Our Missing Hearts is an old story made new, of the ways supposedly civilized communities can ignore the most searing injustice. It's about the lessons and legacies we pass on to our children, and the power of art to create change.
APPLE BOOKS REVIEW
Celeste Ng’s knack for tense family drama is given a dystopian overlap for her third novel, Our Missing Hearts, made all the more emotionally hollowing by the fact that the future Ng imagines for 12-year-old Bird and his family is more of a reimagining—something that has happened before, is still happening now in certain parts of the world, and increasingly feels like will happen again very soon. The “missing hearts” of the title refer to the children removed from their families under the authority of a national security law called PACT, which disproportionately targets Asian-American and other minority communities. Taken from a line in a poem, “our missing hearts” has inspired the rallying cry for revolutionaries pushing back against the fascist regime, and Bird’s mother, the poet who authored it, is forced to leave her family behind when Bird is nine years old, to protect them from the repercussions of being connected to the protests.
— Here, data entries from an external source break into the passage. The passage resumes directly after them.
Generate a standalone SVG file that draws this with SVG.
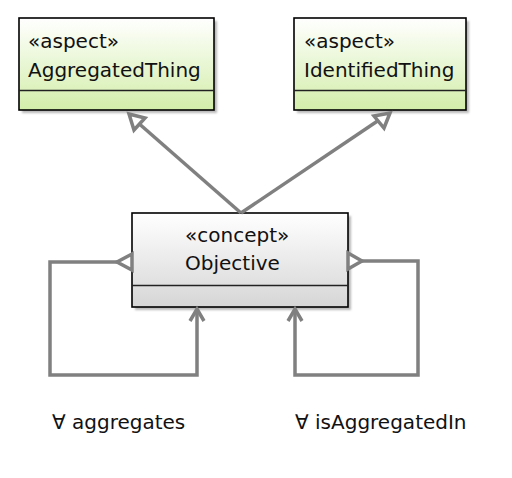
<svg xmlns="http://www.w3.org/2000/svg" width="512" height="478" viewBox="0 0 512 478">
<defs>
<linearGradient id="gGreen" x1="0" y1="0" x2="0" y2="1">
<stop offset="0" stop-color="#ffffff"/>
<stop offset="1" stop-color="#d3eeaa"/>
</linearGradient>
<linearGradient id="gGrey" x1="0" y1="0" x2="0" y2="1">
<stop offset="0" stop-color="#ffffff"/>
<stop offset="1" stop-color="#d6d6d6"/>
</linearGradient>
<filter id="sh" x="-10%" y="-10%" width="130%" height="130%">
<feGaussianBlur stdDeviation="1.2"/>
</filter>
</defs>
<style>
.shadow{fill:#b8b8b8;filter:url(#sh)}
.box{stroke:#000;stroke-width:1.6}
.div{stroke:#222;stroke-width:1.3}
.t{font-family:"DejaVu Sans",sans-serif;font-size:20px;fill:#111}
.c{fill:none;stroke:#808080;stroke-width:3.5;stroke-linejoin:miter}
.h{fill:#fff;stroke:#808080;stroke-width:3.5;stroke-linejoin:miter}
</style>
<g id="AggregatedThing">
<rect class="shadow" x="22" y="21" width="195" height="92"/>
<rect class="box" x="19" y="18" width="195" height="92" fill="url(#gGreen)"/>
<line class="div" x1="19" y1="90.5" x2="214" y2="90.5"/>
<text class="t" x="28" y="48">«aspect»</text>
<text class="t" x="28" y="77">AggregatedThing</text>
</g>
<g id="IdentifiedThing">
<rect class="shadow" x="297" y="21" width="172" height="92"/>
<rect class="box" x="294" y="18" width="172" height="92" fill="url(#gGreen)"/>
<line class="div" x1="294" y1="90.5" x2="466" y2="90.5"/>
<text class="t" x="304" y="48">«aspect»</text>
<text class="t" x="304" y="77">IdentifiedThing</text>
</g>
<g id="Objective">
<rect class="shadow" x="135" y="216" width="216" height="94"/>
<rect class="box" x="132" y="213" width="216" height="94" fill="url(#gGrey)"/>
<line class="div" x1="132" y1="285.5" x2="348" y2="285.5"/>
<text class="t" x="185" y="242">«concept»</text>
<text class="t" x="185" y="270">Objective</text>
</g>
<g id="connectors">
<polyline class="c" points="241,213 136,121"/>
<polygon class="h" points="129,114 145,118 134,130"/>
<polyline class="c" points="241,213 382,118"/>
<polygon class="h" points="390,113 384,128 374,116"/>
<polyline class="c" points="117,262 50,262 50,375 197,375 197,309"/>
<polygon class="h" points="132,254 117,262 132,270"/>
<polyline class="c" points="190,321 197,309 204,321"/>
<polyline class="c" points="362,261 418,261 418,375 295,375 295,309"/>
<polygon class="h" points="348,253 362,261 348,269"/>
<polyline class="c" points="288,321 295,309 302,321"/>
<text class="t" x="52" y="429">∀ aggregates</text>
<text class="t" x="295" y="429">∀ isAggregatedIn</text>
</g>
</svg>
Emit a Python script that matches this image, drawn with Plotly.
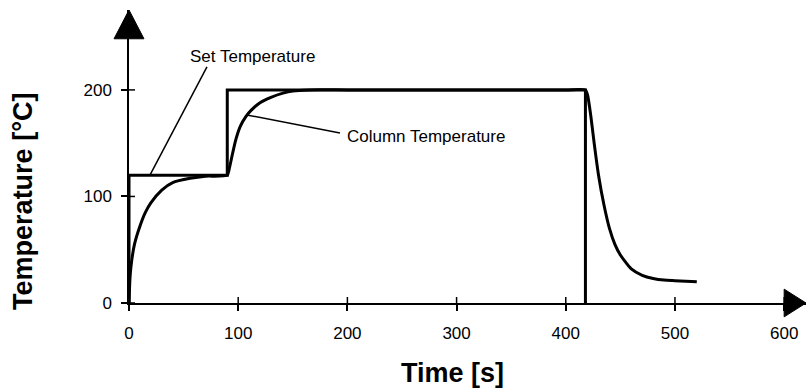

The story follows Bird’s attempts to find his mother and Ng writes about the heartbreak of family separation with devastating intuition, weaving in the additional tremors of racism, police brutality and the suffocating oppression of life under draconian rule. Profoundly beautiful, achingly melancholy and impossible to forget once you put it down.
PUBLISHERS WEEKLY
Ng's remarkable dystopian latest (after Little Fires Everywhere) depicts draconian family separation tactics and a normalizing of violence against Asians and Asian Americans in an alternate present. In the wake of the nativist PACT act (Preserving American and Culture Traditions), a piece of legislation that opposes foreign cultural influences, the U.S. government begins reassigning custody of children whose parents are accused of being un-American. Twelve-year-old Bird Gardner lives with his white father, Ethan, a former Harvard language teacher who now shelves books in the university's library. Bird's mother, Margaret Miu, a Chinese American poet, vanished three years earlier after her work became seen as subversive. Out of the blue, Bird receives a mysterious drawing from her, reminding him of a fairy tale she used to tell him, which he's mostly forgotten. In a world where neighbors spy on each other and people with Asian features are frequently attacked on the street, Ethan has long instructed Bird to lay low. But nothing can stop him from looking for Margaret. While searching for a book that might contain the story Margaret used to tell him, he discovers a network of librarians who secretly collect information about children seized from their families and learns how Margaret's work inspired anti-PACT art demonstrations. Ng crafts an affecting family drama out of the chilling and charged atmosphere, and shines especially when offering testimony to the power of art and storytelling (here's Bird remembering the fairy tale in his mother's voice, "painting a picture with words on the blank white wall of his mind. Long buried. Crackling as it surfaced in the air once more"). Like Margaret's story, Ng's latest crackles and sizzles all the way to the end.
Customer Reviews
Beautiful and thought-provoking
Couldn’t put this down. I hope nothing like the world Celeste Ng imagines ever happens but some days it feels all too possible. It’s our world but it’s not our world… yet. It’s wonderful discovering it all through Bird’s eyes.